* What you will do *
Exactly as written, write out the lines below from the first to the one containing "step = 0.098", inclusive. Pictures do not belong in the copy.

:: Source data

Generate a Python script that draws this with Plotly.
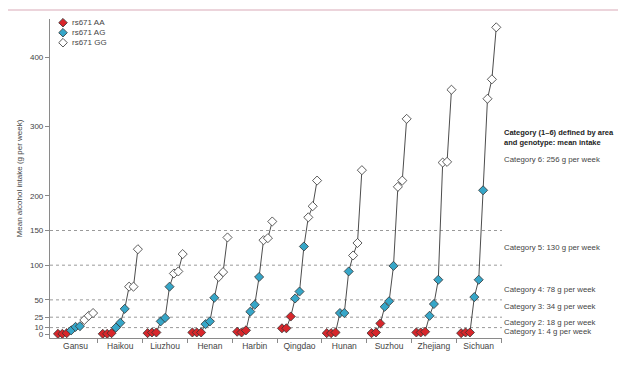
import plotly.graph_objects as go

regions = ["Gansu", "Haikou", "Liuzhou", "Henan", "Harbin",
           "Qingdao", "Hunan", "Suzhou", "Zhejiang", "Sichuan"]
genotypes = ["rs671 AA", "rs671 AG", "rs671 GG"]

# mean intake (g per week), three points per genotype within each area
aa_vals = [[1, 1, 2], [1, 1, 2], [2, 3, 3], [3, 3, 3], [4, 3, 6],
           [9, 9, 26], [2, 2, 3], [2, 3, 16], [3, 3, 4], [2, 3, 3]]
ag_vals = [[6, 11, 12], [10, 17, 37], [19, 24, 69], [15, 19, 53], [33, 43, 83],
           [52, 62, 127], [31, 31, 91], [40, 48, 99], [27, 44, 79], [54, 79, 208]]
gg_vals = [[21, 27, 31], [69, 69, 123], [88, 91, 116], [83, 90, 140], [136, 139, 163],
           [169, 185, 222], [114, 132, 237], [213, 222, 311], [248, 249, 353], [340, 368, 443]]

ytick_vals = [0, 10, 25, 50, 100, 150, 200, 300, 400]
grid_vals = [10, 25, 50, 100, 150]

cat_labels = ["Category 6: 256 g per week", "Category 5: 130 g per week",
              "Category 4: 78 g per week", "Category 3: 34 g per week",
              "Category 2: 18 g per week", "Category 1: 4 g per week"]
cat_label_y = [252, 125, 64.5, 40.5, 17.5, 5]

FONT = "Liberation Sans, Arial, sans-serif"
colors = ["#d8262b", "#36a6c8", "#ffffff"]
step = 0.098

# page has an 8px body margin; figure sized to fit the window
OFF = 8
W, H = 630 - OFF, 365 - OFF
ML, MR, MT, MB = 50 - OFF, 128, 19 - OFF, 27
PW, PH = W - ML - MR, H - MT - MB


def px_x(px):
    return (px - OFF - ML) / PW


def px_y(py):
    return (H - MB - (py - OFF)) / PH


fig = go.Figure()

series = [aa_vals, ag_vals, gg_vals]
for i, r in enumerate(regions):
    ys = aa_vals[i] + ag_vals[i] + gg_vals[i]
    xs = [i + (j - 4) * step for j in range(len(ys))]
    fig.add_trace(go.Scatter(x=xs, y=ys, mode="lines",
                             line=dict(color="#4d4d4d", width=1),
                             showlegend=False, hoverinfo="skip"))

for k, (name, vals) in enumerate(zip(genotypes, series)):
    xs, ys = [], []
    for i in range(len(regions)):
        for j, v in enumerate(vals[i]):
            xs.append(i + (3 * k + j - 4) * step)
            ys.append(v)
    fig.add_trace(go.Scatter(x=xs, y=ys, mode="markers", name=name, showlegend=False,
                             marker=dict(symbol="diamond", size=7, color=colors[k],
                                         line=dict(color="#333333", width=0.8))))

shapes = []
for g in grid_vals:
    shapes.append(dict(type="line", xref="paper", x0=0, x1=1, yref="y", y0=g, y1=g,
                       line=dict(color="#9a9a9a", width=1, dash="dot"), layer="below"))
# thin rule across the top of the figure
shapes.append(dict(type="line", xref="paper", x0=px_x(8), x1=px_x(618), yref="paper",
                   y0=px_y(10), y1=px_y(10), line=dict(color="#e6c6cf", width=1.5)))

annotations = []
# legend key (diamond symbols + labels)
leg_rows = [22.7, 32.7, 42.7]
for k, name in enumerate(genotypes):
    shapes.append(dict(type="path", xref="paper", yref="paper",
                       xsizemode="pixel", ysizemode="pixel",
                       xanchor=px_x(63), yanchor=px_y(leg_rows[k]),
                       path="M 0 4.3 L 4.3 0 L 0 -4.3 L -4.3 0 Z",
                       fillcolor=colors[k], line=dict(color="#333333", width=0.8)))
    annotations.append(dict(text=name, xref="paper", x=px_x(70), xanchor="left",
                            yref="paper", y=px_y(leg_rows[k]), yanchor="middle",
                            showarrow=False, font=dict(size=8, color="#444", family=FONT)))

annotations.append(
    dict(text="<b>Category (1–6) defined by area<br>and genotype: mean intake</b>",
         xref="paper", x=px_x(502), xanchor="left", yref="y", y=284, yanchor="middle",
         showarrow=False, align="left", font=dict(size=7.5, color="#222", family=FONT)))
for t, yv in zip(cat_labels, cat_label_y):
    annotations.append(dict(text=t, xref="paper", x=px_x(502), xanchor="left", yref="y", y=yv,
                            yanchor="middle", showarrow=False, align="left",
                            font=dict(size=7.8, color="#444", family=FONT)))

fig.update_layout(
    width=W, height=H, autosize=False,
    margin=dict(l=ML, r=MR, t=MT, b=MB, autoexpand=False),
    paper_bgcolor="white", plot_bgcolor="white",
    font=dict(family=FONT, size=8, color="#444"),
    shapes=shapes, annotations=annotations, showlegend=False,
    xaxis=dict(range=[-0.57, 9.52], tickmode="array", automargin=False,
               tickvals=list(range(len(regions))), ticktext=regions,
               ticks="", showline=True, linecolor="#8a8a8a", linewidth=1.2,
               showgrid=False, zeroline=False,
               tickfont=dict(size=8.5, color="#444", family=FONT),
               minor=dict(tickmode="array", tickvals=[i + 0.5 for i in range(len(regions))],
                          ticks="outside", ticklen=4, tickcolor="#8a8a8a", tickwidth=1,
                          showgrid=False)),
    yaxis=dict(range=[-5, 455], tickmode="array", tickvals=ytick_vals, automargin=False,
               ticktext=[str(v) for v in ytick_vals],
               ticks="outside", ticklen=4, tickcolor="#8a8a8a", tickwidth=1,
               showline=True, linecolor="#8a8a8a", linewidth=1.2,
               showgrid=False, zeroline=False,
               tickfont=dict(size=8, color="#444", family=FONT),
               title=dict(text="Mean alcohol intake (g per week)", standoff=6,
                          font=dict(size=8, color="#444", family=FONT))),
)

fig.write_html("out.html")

::::

* Answer to the task *
Generate a Python script that draws this with Plotly.
import plotly.graph_objects as go

regions = ["Gansu", "Haikou", "Liuzhou", "Henan", "Harbin",
           "Qingdao", "Hunan", "Suzhou", "Zhejiang", "Sichuan"]
genotypes = ["rs671 AA", "rs671 AG", "rs671 GG"]

# mean intake (g per week), three points per genotype within each area
aa_vals = [[1, 1, 2], [1, 1, 2], [2, 3, 3], [3, 3, 3], [4, 3, 6],
           [9, 9, 26], [2, 2, 3], [2, 3, 16], [3, 3, 4], [2, 3, 3]]
ag_vals = [[6, 11, 12], [10, 17, 37], [19, 24, 69], [15, 19, 53], [33, 43, 83],
           [52, 62, 127], [31, 31, 91], [40, 48, 99], [27, 44, 79], [54, 79, 208]]
gg_vals = [[21, 27, 31], [69, 69, 123], [88, 91, 116], [83, 90, 140], [136, 139, 163],
           [169, 185, 222], [114, 132, 237], [213, 222, 311], [248, 249, 353], [340, 368, 443]]

ytick_vals = [0, 10, 25, 50, 100, 150, 200, 300, 400]
grid_vals = [10, 25, 50, 100, 150]

cat_labels = ["Category 6: 256 g per week", "Category 5: 130 g per week",
              "Category 4: 78 g per week", "Category 3: 34 g per week",
              "Category 2: 18 g per week", "Category 1: 4 g per week"]
cat_label_y = [252, 125, 64.5, 40.5, 17.5, 5]

FONT = "Liberation Sans, Arial, sans-serif"
colors = ["#d8262b", "#36a6c8", "#ffffff"]
step = 0.098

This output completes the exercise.